С сегодняшней же почтой получилась книжка журнала прогрессивной группы молодежи на английском языке[152]. Лев Николаевич очень ею заинтересовался и говорил даже, что если б был молод, то поехал бы в Китай.
— Меня занимают китайцы, — говорил он, — четыреста миллионов людей, которым хотят привить европейскую цивилизацию!

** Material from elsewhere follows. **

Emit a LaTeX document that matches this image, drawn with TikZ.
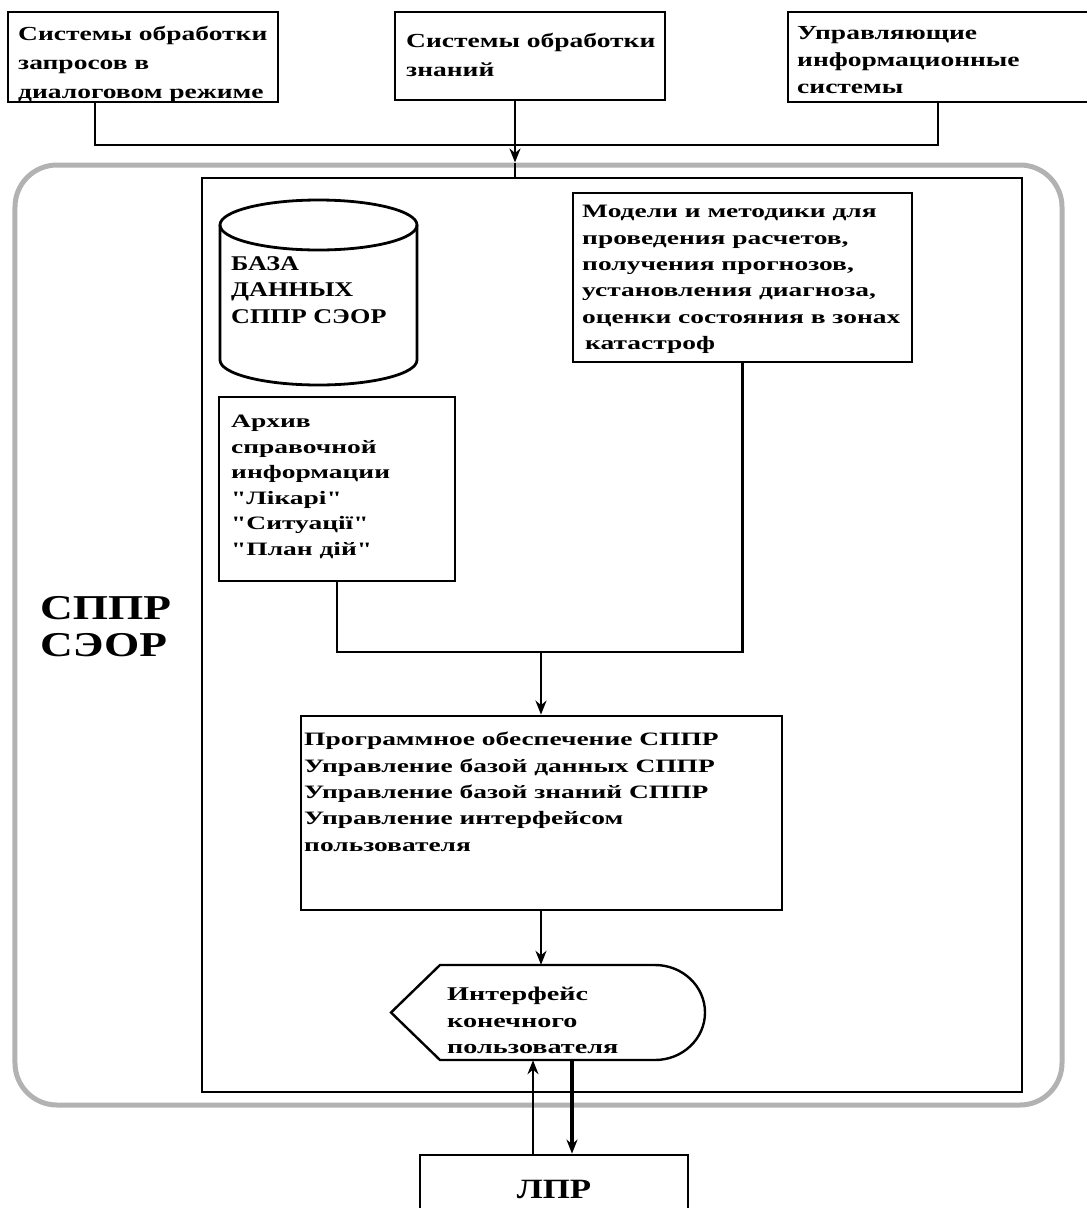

Часа в два, то есть после завтрака Льва Николаевича, в дом явился красивый юноша, поляк, одетый в гимназическую форму, который заявил мне, что он желает переговорить непосредственно с самим Львом Николаевичем по важному вопросу. На мою просьбу, не может ли он сказать, по какому именно вопросу, молодой человек ответил отрицательно. В свою очередь, несколько неожиданно для меня, он обратился ко мне с просьбой ответить, как Лев Николаевич относится к революционерам. Я решил, что передо мною, видимо, один из таковых, и вкратце объяснил, стараясь не обидеть нечаянно молодого человека каким- нибудь резким выражением, что хотя Толстой совершенно отрицательно относится к правительственной деятельности, но тем не менее отрицательно он относится и к деятельности революционной. Молодой человек, казалось, вполне удовлетворился таким ответом и вновь заявил о желании видеть Толстого.
Я передал о нем Льву Николаевичу, и Лев Николаевич спустился на террасу, где поджидал юноша.
Что же оказалось? Вернувшись, Лев Николаевич, с выражением ужаса на лице, сообщил, что юноша этот признался ему, что он — шпион, состоящий на службе у правительства и доносящий властям о действиях революционных кружков, с которыми он близок. Нелепее всего то, что молодой человек ожидал от Толстого одобрения своей деятельности, зачем и приезжал к нему. Лев Николаевич ответил этому необычному посетителю, что доносить на своих товарищей он считает ужасным, нехорошим делом.
Вечером, на круглом столе в гостиной, Лев Николаевич увидел игру, состоящую в раскладывании и подбирании снимков с картин классических живописцев. Он присел и стал рассматривать эти снимки. Ему нравились многие портреты стариков. Попался снимок с рафаэлевской мадонны.
— Не знаю, за что так любят «Сикстинскую мадонну»! — произнес Лев Николаевич. — Ничего хорошего в ней нет. Я, помню, тоже когда?то восхищался ею, но только потому, что восхищались Тургенев, Боткин, а я им подражал и притворялся, что мне тоже нравится. Но я не умею хорошо притворяться.
Ему гораздо больше нравится «Madonna della Sedia» Рафаэля. Нравятся еще ему следующие картины: «Дочь Лавиния» Тициана («Это не красиво, но, видимо, так похоже»); его же «Кающаяся Мария Магдалина» («Превосходно! Я не про красоту говорю, а про правдивость, в противоположность рафаэлевской искусственности»); «Девушка, считающая деньги» Мурильо («Это восхитительно! Какое выражение, какая правдивость! Это не декадентская картина»); «Францисканец» Рубенса («характерно»); «Монна Лиза Джоконда» Леонардо да Винчи.
Два слова о письмах ко Льву Николаевичу. Почти все они начинаются одной определенной формулой: «Дорогой Лев Николаевич, так как вас беспокоит множество людей и вы получаете множество писем, то… и я вас обеспокою, и я пишу вам письмо». (По началу можно было бы ожидать совсем обратного: так как вас беспокоят многие, то я воздержусь от этого и не буду вас беспокоить.) Если верить письмам, то у Льва Николаевича много учеников: это слово часто присоединяется к подписи. Впрочем, иногда «ученик» ограничивается лишь просьбой выслать от десяти до ста и более рублей. Лучшие и более многочисленные письма — от крестьян и вообще от простых людей.
Пасха. Лев Николаевич провел день как всегда: занимался до двух часов, гулял и вечером опять занимался.